Your Support Helps us Deliver Aid, Launch Recovery Work for Children and Families after Hurricane Maria
Hurricane Maria was the worst disaster to affect Puerto Rico since 1928, and the fifth-strongest hurricane on record to strike the United States. It carved a trail of destruction across the island on September 20th. Our relief team arrived to find children and families struggling with tremendous damage and challenges ranging from no power to shortages of clean drinking water, food and fuel.
Our quick work – made possible by your support – has benefited nearly 25,000 children and adults and provided us with the firm footing to initiate longer-term recovery programs that will be ongoing for the next two years. We are pleased to share this progress report with you, with gratitude for your generous and heartfelt contribution.
Maria’s Ongoing Impact on Children
Three months after the devastation caused by Maria’s 155-mile-per-hour winds, the impacts of this extreme disaster continue to be felt by children, families and communities. Nearly all public schools across the island were closed into November. Children lost nearly two months of education and for those schools that have opened, many are running on half-day schedules. Behavioural and mental health needs are also rising. Many children and caregivers are losing hope and, alarmingly, suicide rates across the island are reportedly on the rise.
Save the Children, the national and international leader in child-focused emergency relief and response in the U.S., deployed our trained staff to mobilize relief. Your support, pooled with other resources, allowed us to address urgent needs among children and their families in shelters and battered communities by collaborating with local partners on aid distributions.

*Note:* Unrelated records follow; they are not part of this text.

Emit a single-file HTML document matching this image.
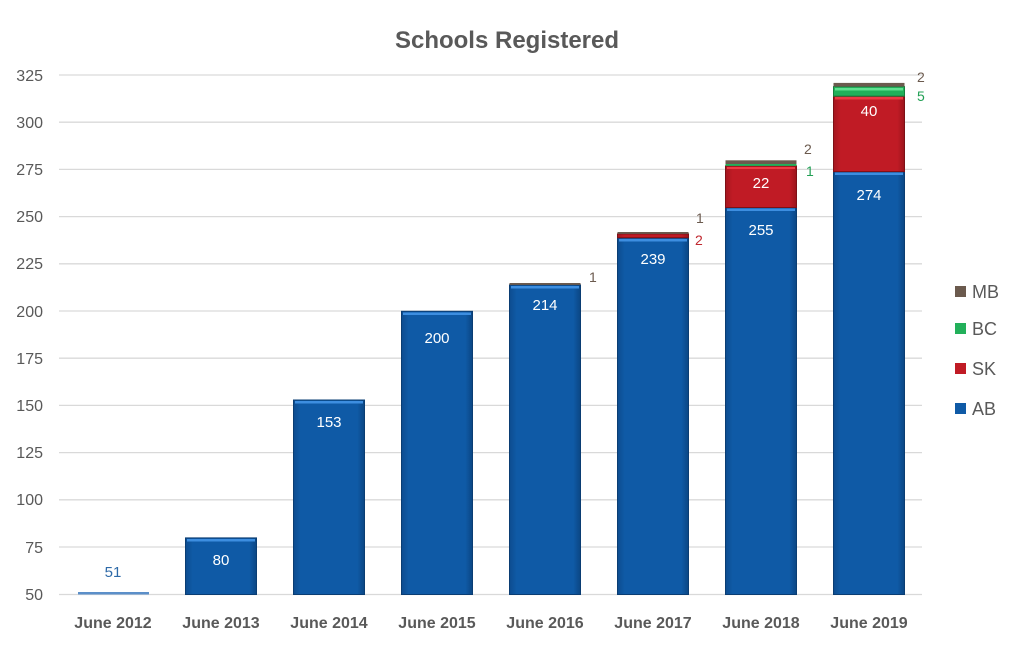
<!DOCTYPE html>
<html><head><meta charset="utf-8"><style>
body{margin:0;background:#fff}
svg{display:block;font-family:"Liberation Sans",Arial,sans-serif}
</style></head><body>
<svg width="1024" height="645" viewBox="0 0 1024 645" xmlns="http://www.w3.org/2000/svg">
<defs>
<linearGradient id="ab" x1="0" x2="1" y1="0" y2="0"><stop offset="0" stop-color="#0d4c8f"/><stop offset="0.1" stop-color="#0f5aa6"/><stop offset="0.9" stop-color="#0f5aa6"/><stop offset="1" stop-color="#0b4683"/></linearGradient>
<linearGradient id="sk" x1="0" x2="1" y1="0" y2="0"><stop offset="0" stop-color="#a5161f"/><stop offset="0.1" stop-color="#c01b25"/><stop offset="0.9" stop-color="#c01b25"/><stop offset="1" stop-color="#9a141c"/></linearGradient>
</defs>
<text x="507" y="48" text-anchor="middle" font-size="24" font-weight="bold" fill="#595959">Schools Registered</text>
<g stroke="#d9d9d9" stroke-width="1.3">
<line x1="59" x2="922" y1="75" y2="75"/><line x1="59" x2="922" y1="122.2" y2="122.2"/><line x1="59" x2="922" y1="169.4" y2="169.4"/><line x1="59" x2="922" y1="216.6" y2="216.6"/><line x1="59" x2="922" y1="263.8" y2="263.8"/><line x1="59" x2="922" y1="311" y2="311"/><line x1="59" x2="922" y1="358.2" y2="358.2"/><line x1="59" x2="922" y1="405.4" y2="405.4"/><line x1="59" x2="922" y1="452.6" y2="452.6"/><line x1="59" x2="922" y1="499.8" y2="499.8"/><line x1="59" x2="922" y1="547" y2="547"/><line x1="59" x2="922" y1="594.5" y2="594.5"/>
</g>
<g font-size="16" fill="#595959" text-anchor="end">
<text x="43" y="81">325</text><text x="43" y="128">300</text><text x="43" y="175">275</text><text x="43" y="222">250</text><text x="43" y="269">225</text><text x="43" y="317">200</text><text x="43" y="364">175</text><text x="43" y="411">150</text><text x="43" y="458">125</text><text x="43" y="505">100</text><text x="43" y="553">75</text><text x="43" y="600">50</text>
</g>
<!-- bars -->
<rect x="78" y="592" width="71" height="2.5" fill="#5b8fc9"/>
<g fill="url(#ab)" stroke="#0a3d73" stroke-width="1">
<rect x="185.5" y="537.9" width="71" height="56.6"/>
<rect x="293.5" y="400" width="71" height="194.5"/>
<rect x="401.5" y="311.3" width="71" height="283.2"/>
<rect x="509.5" y="284.9" width="71" height="309.6"/>
<rect x="617.5" y="237.7" width="71" height="356.8"/>
<rect x="725.5" y="207.5" width="71" height="387"/>
<rect x="833.5" y="171.6" width="71" height="422.9"/>
</g>
<g fill="#3d8ee0"><rect x="187" y="539" width="68" height="2.5"/><rect x="295" y="401" width="68" height="2.5"/><rect x="403" y="312.5" width="68" height="2.5"/><rect x="511" y="286" width="68" height="2.5"/><rect x="619" y="239" width="68" height="2.5"/><rect x="727" y="208.5" width="68" height="2.5"/><rect x="835" y="172.5" width="68" height="2.5"/></g>
<g fill="url(#sk)" stroke="#7d1016" stroke-width="1">
<rect x="617.5" y="233.9" width="71" height="3.8"/>
<rect x="725.5" y="165.9" width="71" height="41.6"/>
<rect x="833.5" y="96.1" width="71" height="75.5"/>
</g>
<g fill="#ee3a44"><rect x="727" y="167" width="68" height="2"/><rect x="835" y="97" width="68" height="2.5"/></g>
<g fill="#22b05a"><rect x="725.5" y="164" width="71" height="1.9"/><rect x="833.5" y="86.6" width="71" height="9.5" stroke="#15803d"/></g>
<rect x="835" y="88" width="68" height="2.5" fill="#5fe08f"/>
<g fill="#6b5a4e"><rect x="509.5" y="283" width="71" height="1.9"/><rect x="617.5" y="232" width="71" height="1.9"/><rect x="725.5" y="160.3" width="71" height="3.7"/><rect x="833.5" y="82.9" width="71" height="3.7"/></g>
<!-- labels inside -->
<g font-size="15" fill="#fff" text-anchor="middle">
<text x="221" y="565">80</text><text x="329" y="427">153</text><text x="437" y="343">200</text><text x="545" y="310">214</text><text x="653" y="264">239</text><text x="761" y="235">255</text><text x="869" y="200">274</text><text x="761" y="188">22</text><text x="869" y="116">40</text>
</g>
<text x="113" y="577" font-size="15" fill="#2e6aa8" text-anchor="middle">51</text>
<g font-size="14">
<text x="589" y="282" fill="#6b5a4e">1</text>
<text x="696" y="223" fill="#6b5a4e">1</text><text x="695" y="245" fill="#c0282f">2</text>
<text x="804" y="154" fill="#6b5a4e">2</text><text x="806" y="176" fill="#22a055">1</text>
<text x="917" y="82" fill="#6b5a4e">2</text><text x="917" y="101" fill="#22a055">5</text>
</g>
<g font-size="16" font-weight="bold" fill="#595959" text-anchor="middle">
<text x="113" y="628">June 2012</text><text x="221" y="628">June 2013</text><text x="329" y="628">June 2014</text><text x="437" y="628">June 2015</text><text x="545" y="628">June 2016</text><text x="653" y="628">June 2017</text><text x="761" y="628">June 2018</text><text x="869" y="628">June 2019</text>
</g>
<!-- legend -->
<rect x="955" y="286" width="11" height="11" fill="#6b5a4e"/>
<rect x="955" y="323" width="11" height="11" fill="#22b05a"/>
<rect x="955" y="363" width="11" height="11" fill="#c01b25"/>
<rect x="955" y="403" width="11" height="11" fill="#0f5aa6"/>
<g font-size="18" fill="#595959">
<text x="972" y="298">MB</text><text x="972" y="335">BC</text><text x="972" y="375">SK</text><text x="972" y="415">AB</text>
</g>
</svg>
</body></html>
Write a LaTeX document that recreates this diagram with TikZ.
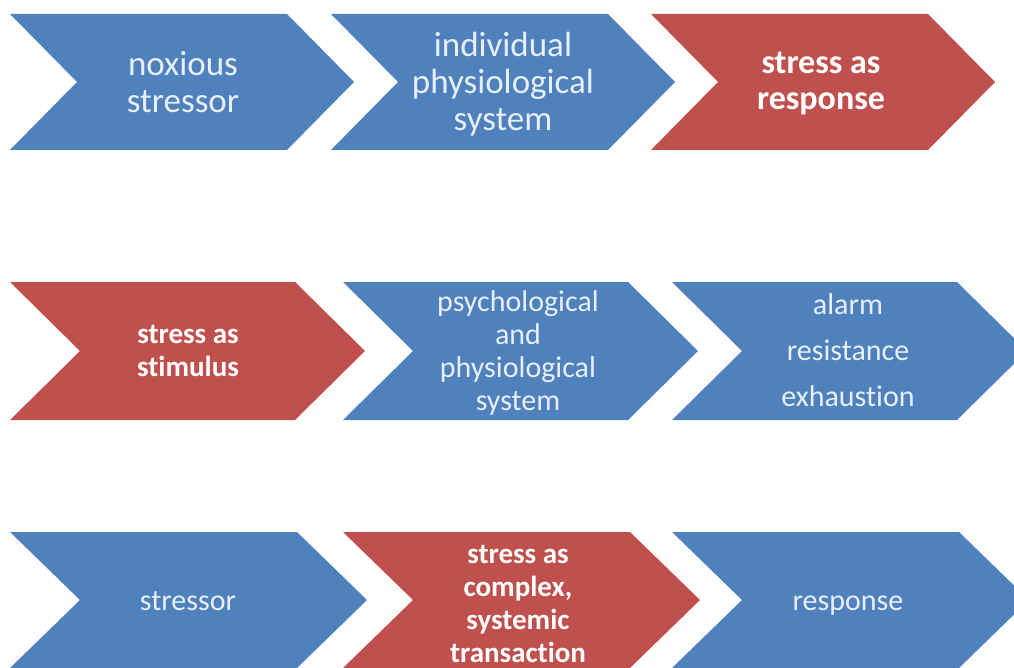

We delivered truckloads of supplies for infants and toddlers to shelters in metropolitan areas; we worked with authorities to deliver supplies by helicopter to remote mountain communities; and worked with the Department of Family and FEMA to deliver supplies via plane to the island of Vieques. At the three-month mark, here are highlights of that work, with much more recovery assistance on the way:
Meeting Immediate Needs
- We helped to provide 58,032 prepared meals to Boys and Girls Club of America in Las Margaritas (San Juan municipality), Isabella, Loiza and Arecibo.
- We donated 6,720 cases of water to Convoy of Hope to distribute to over 10,000 families.
- Over 500 “parent-baby kits” and newborn diapers were delivered to families in Aguas Buenas; Orocovis; Toa Alta, Humacao and Yabucoa. These kits include items for families with children under age 2, such as warm, soft blankets, baby hygiene supplies and a toy or book.
- We have worked with over 30 partners to provide diapers, hygiene supplies, water and toys. This has been especially important in hard-to-reach communities where churches and small community groups we support have been essential in meeting families’ needs.
- With Habitat for Humanity of Puerto Rico, we provided shelter repair kits to 1,460 low-income families in Guayama, Orocovis and Humacao. The kits included hand tools, tarps, ropes and other materials families needed to make interim repairs to homes damaged by Hurricane Maria.
Strengthening Local Capacity and Community Engagement
- Our grants to trusted community organizations help them reach children and families. These awards are largely for private child care or educational centers that provide extracurricular activities to children. Most of these facilities suffered extensive damage and lack equipment and supplies. We are processing $300,000 in grants in response to 30 applications and we are soliciting additional applications.
- Save the Children, in collaboration with FEMA and the Puerto RicanDepartment of Family, formed a Children’s Task Force to address children’s needs. The group brings together stakeholders concerned about children to share information. To ensure that coordination is locally owned and driven by those who know the island best, we are working with local organizations to take over our leadership role.
Protecting Children and Return to Learning
- Our child-friendly space in a shelter in Canovanas gives children whose families have not been able to return home access to structured activities that help relieve the stress of living in the shelter. Adult facilitators that we trained offer psychosocial support.
- We’ve trained 20 local social workers to offer psychosocial first aid to children. They have used this training to work with hundreds of local volunteers to provide distressed children with reassurance, support and comfort.
- At our 21 Community-based Children’s Activity Centers, children of all ages take part in learning and development activities.
- Educational kits – book bags filled with notebooks, pens, paper and folders – are being provided to children in Humacao and Yabucoa.
Looking Ahead: The Next Three Months
We will continue to work with children and families as they recover from the impact of this monster storm. While we seek contributions for our two-year response plan to reach 600,000 children and adults, we are rolling out programs where damage was extreme and where children and families have the fewest resources. Our community-focused strategy will help get children back to learning and overcome the stress of their experiences.
Over the next three months we will be:
- Targeting 10 of the hardest-hit communities with transformation events to kick-start a process of child resilience and recovery. The events will include clean-ups, mural painting and refurbishing and resupplying schools, daycare services, afterschool activities and playgrounds. This is the first phase of our working with the communities to jointly develop plans for building back better and to ensure children’s needs remain a key focus.
- Working in 40 locations to develop Community-based Children’s Activities adapted to the specific needs of each community.
- Supporting key partners for larger, longer-term grants as we work with them to design programming for early education, basic education and afterschool activities.